With so many digital distractions in the world, books are taking a backseat in kids’ lives. And that’s a shame. Many children are learning how to write a text message before reading their first novel. And for many parents, that’s the wrong way around. Surely Dostoyevsky is more captivating than Facebook dross.
The good news, though, is that parents can fight back. By introducing your kids to the right kinds of books, you can introduce them to the world of literature and turn them into avid readers.
The trick is choosing the right books.
Ideally, the reading material you choose should have certain characteristics. Firstly, it should be age-appropriate. Handing a two-year-old War and Peace is probably a waste of time.
Secondly, it should be able to help them get to grips with phonics and phonemics. What is phonemic awareness? Essentially, it is the ability to recognize the smallest utterable sound units in words and then recombine them to read new words the child hasn’t seen before.
Thirdly, the story should be inspiring for them on some level. For instance, if you know that they love animals, getting them books about creatures can be a great idea. Fantastic Mr. Fox by Roald Dahl is a great example.
So which books out there will turn your kids into avid readers. Take a look at the following.
Redwall by Brian Jacques
Redwall is a novel by deceased Canadian wordsmith Brian Jacques. During the nineties, he created the Redwall set of books that follow the adventures of a mouse dynasty and the various struggles they face. The stories center around Mattimeo, Matthias, and Martin the warrior. The books are engaging because they deal with serious issues while, at the same time, introducing children to plots, epic characterizations, and the narrative arc.

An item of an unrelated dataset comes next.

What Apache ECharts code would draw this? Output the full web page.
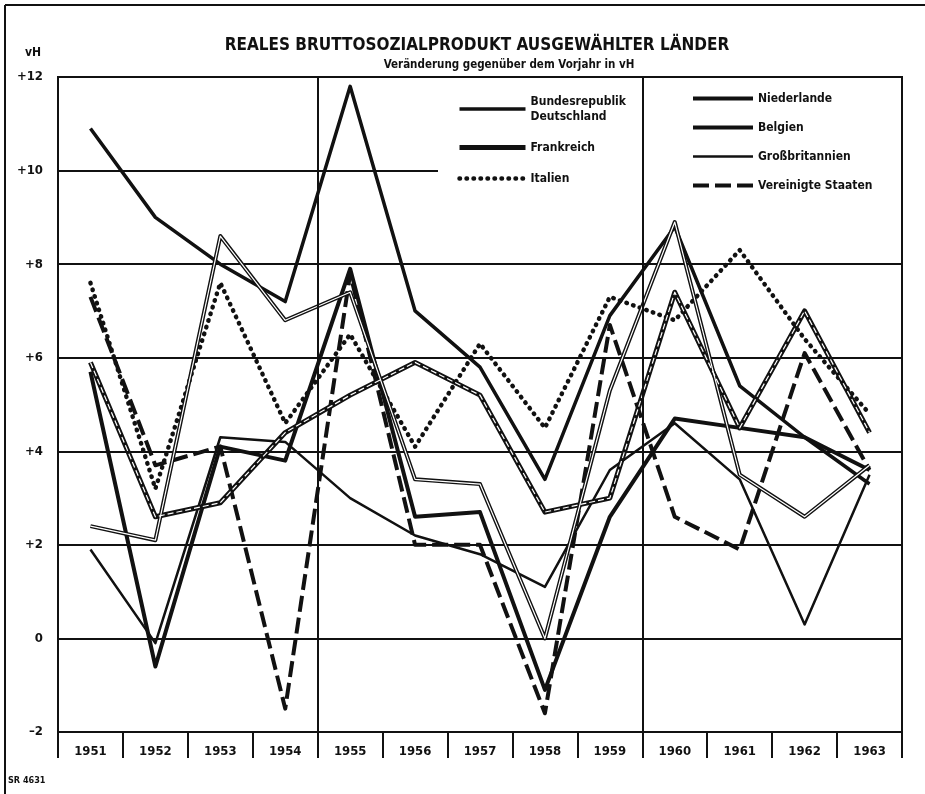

Redwall readers are quite advanced. These books are best for kids aged seven and up, though you could start your children earlier if they can already read fluently.
Matilda by Roald Dahl
Roald Dahl had an ability to craft books that appealed to children more than practically any other author. Somehow his words glued kids’ heads to the page.
Part of his success was his ability to step into children’s psychological landscapes and deal with some of the darker situations they found themselves in. Matilda is a case in point. This story is about a girl who isn’t loved by her parents (who are obsessed with themselves and money) who makes a life for herself.
The story eventually ends with Matilda finding a valuable parent figure in the form of her school teacher, but not before a few plot twists and turns along the way. For kids, Matilda feels like a story of hope and reconciliation, even if the actual subject matter is dark.
The Cat in The Hat By Dr. Seuss
Dr. Seuss is famous all over the world for his stories. And none more so than the epic tale of the Cat in the Hat. Even though the book was written in 1957, it is still engaging today and contains some important themes that educate children about the world.
The main plot centers on a tall, anthropomorphic cat who wears a red-striped hat and matching bow tie. The cat is an eccentric stranger who visits two children, Sally and Sam, who find themselves bored on a dull day while their mother is out. The story then goes on to detail the cat’s tricks and mischievousness.
A Bear Called Paddington by Michael Bond
Most children have heard of Paddington bear thanks to the movies. But the tale of this little adventurer began many years ago with the books of Michael Bond. Paddington has inspired generations of children with his antics and unique take on life in London. If nothing else, the novels are a great way to introduce children to the Old World, complete with some of the strange cultural quirks you find on the other side of the pond.
Winnie-the-Pooh by A. A. Milne
Winnie-the-Pooh is another cute bear who’s been fascinating children for generations. The slow-moving sweetheart is a little dumb, but that’s what makes him so enjoyable to read. Combine him with characters like Eeyore and Piglet, and you have yourself the making of a magical world where kids can lose themselves for hours.
The Tale Of Peter Rabbit by Beatrix Potter
When children are growing up, it is critical that they learn how to incorporate all aspects of their personality into their characters, including their rebelliousness. Peter Rabbit, the creation of British 19th-century author Beatrix Potter is a case in point. While all his brothers and sisters are well-behaved (and have similar-sounding names), Peter stands astride from the rest of the clan, getting into lots of trouble, but somehow making it through the day.
The stories are scary yet appealing to children because Peter Rabbit embodies many of their own predicaments. He is small and helpless in a giant, scary world. And he has the same impulses as kids themselves, including winding-up farmers.
The Very Hungry Caterpillar by Eric Carle
The Very Hungry Caterpillar is one of the first books that many children read. It’s all about – you guessed it – a caterpillar who can’t stop eating.
The story, though, is interesting for children though, on a couple of levels. First, it helps them process their own hunger – one of the earliest sensations that matter in life. Hunger, they learn, has a function – it’s what helps them grow.
The second interesting aspect of the book is that it introduces kids to some seemingly magical aspects of nature. The caterpillar has to keep eating because eventually, it will turn into a beautiful butterfly, going through a full-blown metamorphosis.
The Little Engine That Could by Watty Piper
The Little Engine That Could is a fable that teaches children about the virtues of perseverance. The train in the story faces some struggles. But eventually, persistence pays off and it gets to its destination. The mantra of the story is “I think, therefore, I can.”